#### [Dataset rows]
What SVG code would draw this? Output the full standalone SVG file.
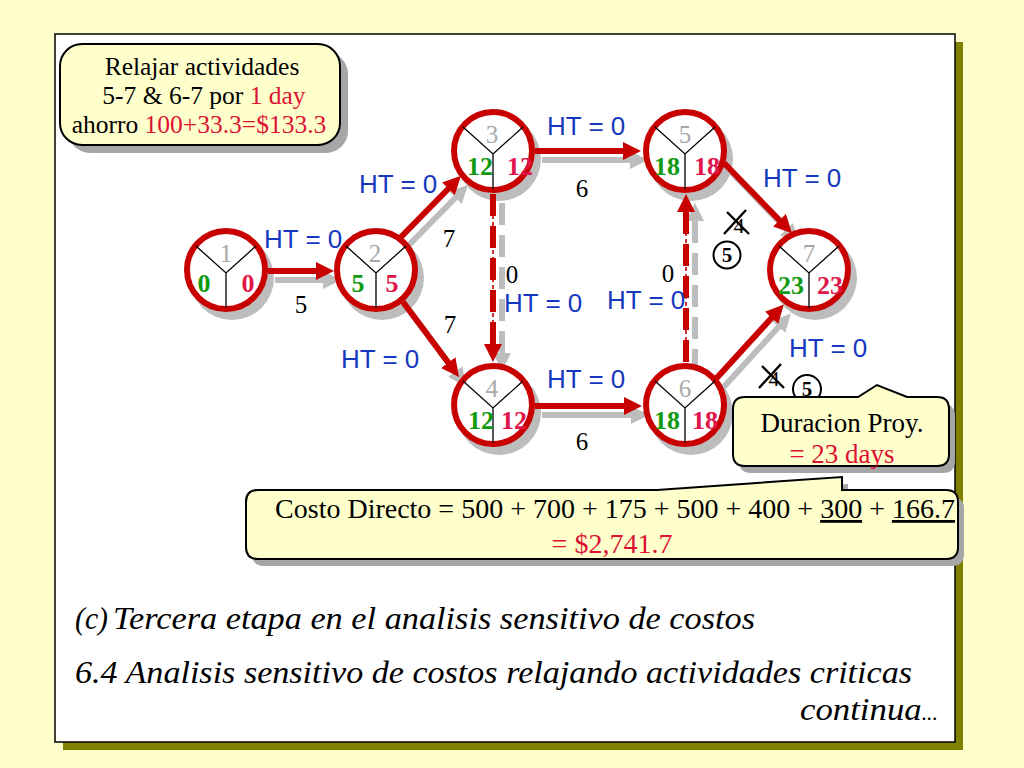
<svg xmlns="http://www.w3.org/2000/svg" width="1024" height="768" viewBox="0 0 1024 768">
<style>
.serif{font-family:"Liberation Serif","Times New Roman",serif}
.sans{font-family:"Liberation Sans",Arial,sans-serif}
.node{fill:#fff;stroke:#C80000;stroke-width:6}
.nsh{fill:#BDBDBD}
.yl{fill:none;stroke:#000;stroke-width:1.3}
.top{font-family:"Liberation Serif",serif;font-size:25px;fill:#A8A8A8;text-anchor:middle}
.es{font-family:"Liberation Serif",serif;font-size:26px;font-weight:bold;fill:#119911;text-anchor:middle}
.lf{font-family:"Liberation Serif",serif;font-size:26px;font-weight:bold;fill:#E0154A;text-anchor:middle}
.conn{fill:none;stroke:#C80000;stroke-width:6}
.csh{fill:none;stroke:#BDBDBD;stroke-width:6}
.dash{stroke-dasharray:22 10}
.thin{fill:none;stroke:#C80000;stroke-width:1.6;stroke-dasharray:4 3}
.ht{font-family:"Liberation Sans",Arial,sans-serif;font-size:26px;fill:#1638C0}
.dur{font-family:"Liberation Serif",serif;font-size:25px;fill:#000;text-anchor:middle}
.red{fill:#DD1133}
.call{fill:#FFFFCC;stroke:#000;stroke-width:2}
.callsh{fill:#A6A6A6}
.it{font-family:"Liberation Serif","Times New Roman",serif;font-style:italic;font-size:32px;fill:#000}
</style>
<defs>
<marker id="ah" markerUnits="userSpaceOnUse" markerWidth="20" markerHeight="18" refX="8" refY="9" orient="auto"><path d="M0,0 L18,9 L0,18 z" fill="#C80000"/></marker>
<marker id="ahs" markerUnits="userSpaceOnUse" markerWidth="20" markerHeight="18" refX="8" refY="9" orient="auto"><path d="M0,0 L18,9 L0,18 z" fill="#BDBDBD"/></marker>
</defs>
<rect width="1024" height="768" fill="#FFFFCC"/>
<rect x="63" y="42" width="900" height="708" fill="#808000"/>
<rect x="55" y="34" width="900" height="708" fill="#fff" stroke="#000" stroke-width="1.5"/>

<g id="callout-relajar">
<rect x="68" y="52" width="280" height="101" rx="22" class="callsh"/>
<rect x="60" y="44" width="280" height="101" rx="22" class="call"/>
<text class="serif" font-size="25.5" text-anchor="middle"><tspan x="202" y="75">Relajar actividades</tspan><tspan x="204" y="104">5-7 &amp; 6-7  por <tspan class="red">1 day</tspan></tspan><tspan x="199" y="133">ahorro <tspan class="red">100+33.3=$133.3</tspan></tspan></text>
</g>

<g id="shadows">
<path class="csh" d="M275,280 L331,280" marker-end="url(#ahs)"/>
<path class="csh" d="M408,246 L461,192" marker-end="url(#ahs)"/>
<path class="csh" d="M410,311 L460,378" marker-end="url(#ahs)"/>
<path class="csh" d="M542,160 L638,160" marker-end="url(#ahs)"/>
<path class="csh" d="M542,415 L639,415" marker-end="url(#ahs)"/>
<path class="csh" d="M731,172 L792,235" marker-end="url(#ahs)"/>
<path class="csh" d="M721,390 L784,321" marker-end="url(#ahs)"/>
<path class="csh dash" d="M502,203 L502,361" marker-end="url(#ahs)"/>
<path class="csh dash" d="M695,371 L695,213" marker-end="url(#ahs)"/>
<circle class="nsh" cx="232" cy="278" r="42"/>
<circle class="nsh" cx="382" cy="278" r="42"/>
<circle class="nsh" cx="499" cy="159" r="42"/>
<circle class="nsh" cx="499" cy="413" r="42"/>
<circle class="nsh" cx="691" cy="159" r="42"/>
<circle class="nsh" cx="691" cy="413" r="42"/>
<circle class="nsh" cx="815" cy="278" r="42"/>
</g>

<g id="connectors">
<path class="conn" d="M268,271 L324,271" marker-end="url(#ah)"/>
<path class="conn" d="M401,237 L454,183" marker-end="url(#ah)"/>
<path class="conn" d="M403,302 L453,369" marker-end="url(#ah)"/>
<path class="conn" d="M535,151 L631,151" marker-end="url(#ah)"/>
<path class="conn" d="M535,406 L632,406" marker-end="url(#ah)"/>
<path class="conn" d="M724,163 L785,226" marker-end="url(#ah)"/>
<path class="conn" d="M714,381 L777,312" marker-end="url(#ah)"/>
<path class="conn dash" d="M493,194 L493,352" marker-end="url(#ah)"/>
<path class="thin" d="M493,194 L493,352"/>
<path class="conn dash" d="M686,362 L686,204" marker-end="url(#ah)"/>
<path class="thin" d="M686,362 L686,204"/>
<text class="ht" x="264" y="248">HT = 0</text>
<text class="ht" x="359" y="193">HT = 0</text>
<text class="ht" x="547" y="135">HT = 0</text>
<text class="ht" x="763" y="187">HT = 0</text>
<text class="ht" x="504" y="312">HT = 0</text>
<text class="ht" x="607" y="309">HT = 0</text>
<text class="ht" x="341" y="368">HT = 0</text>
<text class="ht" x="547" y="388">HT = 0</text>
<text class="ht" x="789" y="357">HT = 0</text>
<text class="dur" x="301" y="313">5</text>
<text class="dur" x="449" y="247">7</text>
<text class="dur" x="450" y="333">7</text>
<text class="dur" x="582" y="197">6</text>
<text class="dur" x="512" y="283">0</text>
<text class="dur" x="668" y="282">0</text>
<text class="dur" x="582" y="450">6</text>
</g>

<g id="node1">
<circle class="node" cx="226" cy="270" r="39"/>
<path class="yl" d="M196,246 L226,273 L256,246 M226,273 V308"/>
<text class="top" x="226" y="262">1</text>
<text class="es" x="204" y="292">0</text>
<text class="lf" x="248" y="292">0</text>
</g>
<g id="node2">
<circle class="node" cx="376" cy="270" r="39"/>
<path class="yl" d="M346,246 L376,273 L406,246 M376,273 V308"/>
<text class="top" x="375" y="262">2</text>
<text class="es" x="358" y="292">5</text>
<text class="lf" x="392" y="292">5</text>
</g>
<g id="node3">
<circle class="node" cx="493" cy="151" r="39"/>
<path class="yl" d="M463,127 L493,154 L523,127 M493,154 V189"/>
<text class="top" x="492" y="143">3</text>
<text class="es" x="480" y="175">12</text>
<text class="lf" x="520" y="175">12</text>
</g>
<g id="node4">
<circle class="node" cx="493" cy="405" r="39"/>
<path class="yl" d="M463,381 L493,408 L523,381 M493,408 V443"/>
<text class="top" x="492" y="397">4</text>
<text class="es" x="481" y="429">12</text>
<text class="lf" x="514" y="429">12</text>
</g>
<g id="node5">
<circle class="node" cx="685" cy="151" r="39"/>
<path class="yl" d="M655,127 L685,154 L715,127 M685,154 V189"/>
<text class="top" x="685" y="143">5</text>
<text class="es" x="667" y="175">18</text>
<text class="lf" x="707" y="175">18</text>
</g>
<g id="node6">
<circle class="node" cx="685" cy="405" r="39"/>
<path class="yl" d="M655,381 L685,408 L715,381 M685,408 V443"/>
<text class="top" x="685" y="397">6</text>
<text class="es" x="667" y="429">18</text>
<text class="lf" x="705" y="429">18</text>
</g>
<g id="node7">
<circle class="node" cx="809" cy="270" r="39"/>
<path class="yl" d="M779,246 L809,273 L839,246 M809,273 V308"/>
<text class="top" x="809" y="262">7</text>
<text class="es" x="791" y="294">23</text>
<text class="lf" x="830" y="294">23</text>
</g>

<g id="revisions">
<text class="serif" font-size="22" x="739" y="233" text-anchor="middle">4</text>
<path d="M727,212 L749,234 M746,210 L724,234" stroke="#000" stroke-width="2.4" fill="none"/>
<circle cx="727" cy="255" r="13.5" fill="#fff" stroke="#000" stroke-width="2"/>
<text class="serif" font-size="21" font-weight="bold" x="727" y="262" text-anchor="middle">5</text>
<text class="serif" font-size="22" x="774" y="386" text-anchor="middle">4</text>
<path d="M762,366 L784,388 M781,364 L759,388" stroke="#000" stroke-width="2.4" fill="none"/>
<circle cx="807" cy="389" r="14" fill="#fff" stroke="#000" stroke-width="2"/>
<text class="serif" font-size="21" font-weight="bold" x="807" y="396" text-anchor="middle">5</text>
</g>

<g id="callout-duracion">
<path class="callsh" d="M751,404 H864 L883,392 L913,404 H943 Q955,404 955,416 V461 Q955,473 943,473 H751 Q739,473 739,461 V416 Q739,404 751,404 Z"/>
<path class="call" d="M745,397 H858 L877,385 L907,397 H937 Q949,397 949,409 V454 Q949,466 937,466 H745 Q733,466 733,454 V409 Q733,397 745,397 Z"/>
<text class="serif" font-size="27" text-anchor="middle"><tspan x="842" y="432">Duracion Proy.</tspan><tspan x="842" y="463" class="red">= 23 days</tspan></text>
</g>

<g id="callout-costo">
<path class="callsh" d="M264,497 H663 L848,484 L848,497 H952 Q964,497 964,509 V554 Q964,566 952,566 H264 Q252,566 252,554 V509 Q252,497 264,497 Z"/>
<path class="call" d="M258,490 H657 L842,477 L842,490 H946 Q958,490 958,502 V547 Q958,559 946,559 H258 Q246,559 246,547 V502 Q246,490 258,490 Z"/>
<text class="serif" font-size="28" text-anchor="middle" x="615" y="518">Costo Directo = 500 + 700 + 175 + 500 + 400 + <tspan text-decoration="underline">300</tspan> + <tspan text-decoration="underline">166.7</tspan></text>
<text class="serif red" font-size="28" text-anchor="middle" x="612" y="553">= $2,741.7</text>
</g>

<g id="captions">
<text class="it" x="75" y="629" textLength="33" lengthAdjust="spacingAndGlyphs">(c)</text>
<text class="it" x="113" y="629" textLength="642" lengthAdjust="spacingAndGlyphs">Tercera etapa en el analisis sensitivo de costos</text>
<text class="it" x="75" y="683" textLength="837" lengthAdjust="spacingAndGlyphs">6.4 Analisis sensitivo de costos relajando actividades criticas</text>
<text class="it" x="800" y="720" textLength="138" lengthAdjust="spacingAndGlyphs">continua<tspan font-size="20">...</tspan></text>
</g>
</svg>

---

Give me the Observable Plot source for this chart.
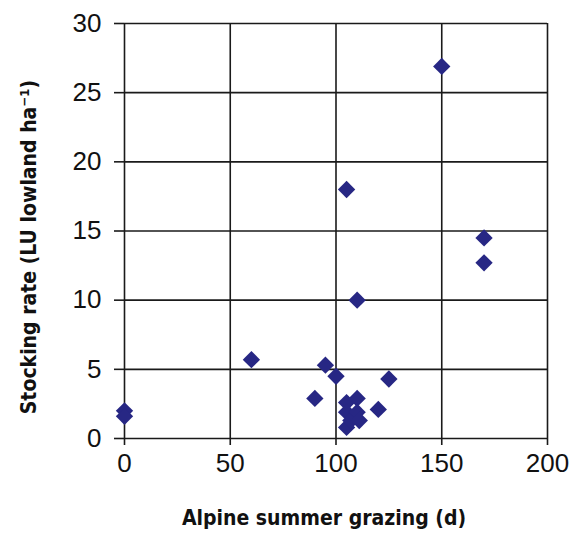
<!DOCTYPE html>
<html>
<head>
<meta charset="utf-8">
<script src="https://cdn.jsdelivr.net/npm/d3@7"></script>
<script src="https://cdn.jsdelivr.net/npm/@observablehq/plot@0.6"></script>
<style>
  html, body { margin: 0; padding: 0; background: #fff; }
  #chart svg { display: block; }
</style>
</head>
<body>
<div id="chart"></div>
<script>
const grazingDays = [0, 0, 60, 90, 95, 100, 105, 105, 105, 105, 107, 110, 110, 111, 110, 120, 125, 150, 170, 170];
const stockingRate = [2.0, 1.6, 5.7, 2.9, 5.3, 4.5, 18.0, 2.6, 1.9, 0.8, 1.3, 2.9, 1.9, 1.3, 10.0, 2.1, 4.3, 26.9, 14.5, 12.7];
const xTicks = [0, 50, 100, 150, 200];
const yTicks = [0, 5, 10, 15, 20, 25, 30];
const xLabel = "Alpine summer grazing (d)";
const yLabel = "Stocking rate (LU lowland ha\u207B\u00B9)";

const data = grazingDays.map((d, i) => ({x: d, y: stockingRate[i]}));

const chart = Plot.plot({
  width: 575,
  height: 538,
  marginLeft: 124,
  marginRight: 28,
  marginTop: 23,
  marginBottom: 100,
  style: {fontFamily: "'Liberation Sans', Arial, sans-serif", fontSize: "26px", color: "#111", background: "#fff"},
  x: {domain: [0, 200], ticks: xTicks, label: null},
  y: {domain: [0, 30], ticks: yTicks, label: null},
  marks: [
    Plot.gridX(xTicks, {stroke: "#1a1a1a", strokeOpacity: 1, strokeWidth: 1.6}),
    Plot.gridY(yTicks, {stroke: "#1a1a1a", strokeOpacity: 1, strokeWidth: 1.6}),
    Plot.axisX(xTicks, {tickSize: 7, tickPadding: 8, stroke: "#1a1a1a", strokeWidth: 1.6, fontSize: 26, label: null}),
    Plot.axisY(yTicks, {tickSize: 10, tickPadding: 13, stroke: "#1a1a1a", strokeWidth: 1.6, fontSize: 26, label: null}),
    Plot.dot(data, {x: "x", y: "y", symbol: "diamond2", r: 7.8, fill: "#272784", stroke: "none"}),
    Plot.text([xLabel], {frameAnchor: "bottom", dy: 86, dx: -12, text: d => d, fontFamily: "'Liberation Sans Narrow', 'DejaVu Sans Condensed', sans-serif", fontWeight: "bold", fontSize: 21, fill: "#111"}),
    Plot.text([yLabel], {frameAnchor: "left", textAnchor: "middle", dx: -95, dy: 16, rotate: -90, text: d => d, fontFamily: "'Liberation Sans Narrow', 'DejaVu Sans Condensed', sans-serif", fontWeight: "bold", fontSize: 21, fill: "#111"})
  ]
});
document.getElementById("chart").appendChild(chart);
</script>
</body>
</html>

---

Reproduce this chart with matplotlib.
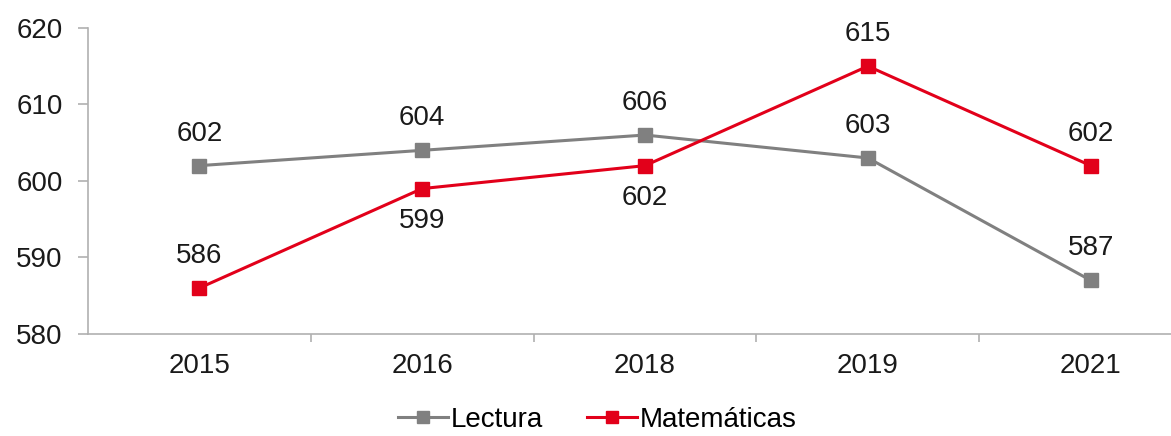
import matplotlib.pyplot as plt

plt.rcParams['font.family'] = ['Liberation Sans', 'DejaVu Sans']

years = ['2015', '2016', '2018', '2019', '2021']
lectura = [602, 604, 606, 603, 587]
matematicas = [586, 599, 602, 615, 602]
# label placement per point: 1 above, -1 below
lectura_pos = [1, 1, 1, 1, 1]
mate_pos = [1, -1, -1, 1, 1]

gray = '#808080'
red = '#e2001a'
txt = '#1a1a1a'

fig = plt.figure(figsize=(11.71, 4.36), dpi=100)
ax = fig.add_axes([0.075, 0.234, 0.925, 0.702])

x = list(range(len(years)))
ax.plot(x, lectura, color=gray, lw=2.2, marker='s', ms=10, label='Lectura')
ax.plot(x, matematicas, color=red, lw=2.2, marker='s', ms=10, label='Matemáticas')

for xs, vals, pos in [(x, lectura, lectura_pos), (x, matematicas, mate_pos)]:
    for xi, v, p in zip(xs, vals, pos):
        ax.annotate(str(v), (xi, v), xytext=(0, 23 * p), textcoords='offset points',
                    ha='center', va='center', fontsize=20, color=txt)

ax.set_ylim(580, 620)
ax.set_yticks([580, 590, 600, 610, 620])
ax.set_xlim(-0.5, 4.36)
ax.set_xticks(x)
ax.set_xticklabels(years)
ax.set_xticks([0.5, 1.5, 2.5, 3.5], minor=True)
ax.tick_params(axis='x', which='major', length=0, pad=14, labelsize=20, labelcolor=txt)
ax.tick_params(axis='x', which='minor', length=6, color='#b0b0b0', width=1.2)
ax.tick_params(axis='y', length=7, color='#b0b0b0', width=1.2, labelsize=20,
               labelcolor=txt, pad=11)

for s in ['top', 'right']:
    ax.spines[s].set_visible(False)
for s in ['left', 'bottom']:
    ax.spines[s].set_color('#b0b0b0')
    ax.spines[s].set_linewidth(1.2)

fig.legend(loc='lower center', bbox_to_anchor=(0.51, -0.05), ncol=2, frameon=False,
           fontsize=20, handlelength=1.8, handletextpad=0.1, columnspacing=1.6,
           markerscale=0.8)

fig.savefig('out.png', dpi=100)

#### [What you will do]
Begin with the line that contains "Give me the" and end with the line that contains "const data = grazingDays.map((d, i)"; write out both and all lines between exactly, but no pictures.

#### [Solution to this exercise]
Give me the Observable Plot source for this chart.
<!DOCTYPE html>
<html>
<head>
<meta charset="utf-8">
<script src="https://cdn.jsdelivr.net/npm/d3@7"></script>
<script src="https://cdn.jsdelivr.net/npm/@observablehq/plot@0.6"></script>
<style>
  html, body { margin: 0; padding: 0; background: #fff; }
  #chart svg { display: block; }
</style>
</head>
<body>
<div id="chart"></div>
<script>
const grazingDays = [0, 0, 60, 90, 95, 100, 105, 105, 105, 105, 107, 110, 110, 111, 110, 120, 125, 150, 170, 170];
const stockingRate = [2.0, 1.6, 5.7, 2.9, 5.3, 4.5, 18.0, 2.6, 1.9, 0.8, 1.3, 2.9, 1.9, 1.3, 10.0, 2.1, 4.3, 26.9, 14.5, 12.7];
const xTicks = [0, 50, 100, 150, 200];
const yTicks = [0, 5, 10, 15, 20, 25, 30];
const xLabel = "Alpine summer grazing (d)";
const yLabel = "Stocking rate (LU lowland ha\u207B\u00B9)";

const data = grazingDays.map((d, i) => ({x: d, y: stockingRate[i]}));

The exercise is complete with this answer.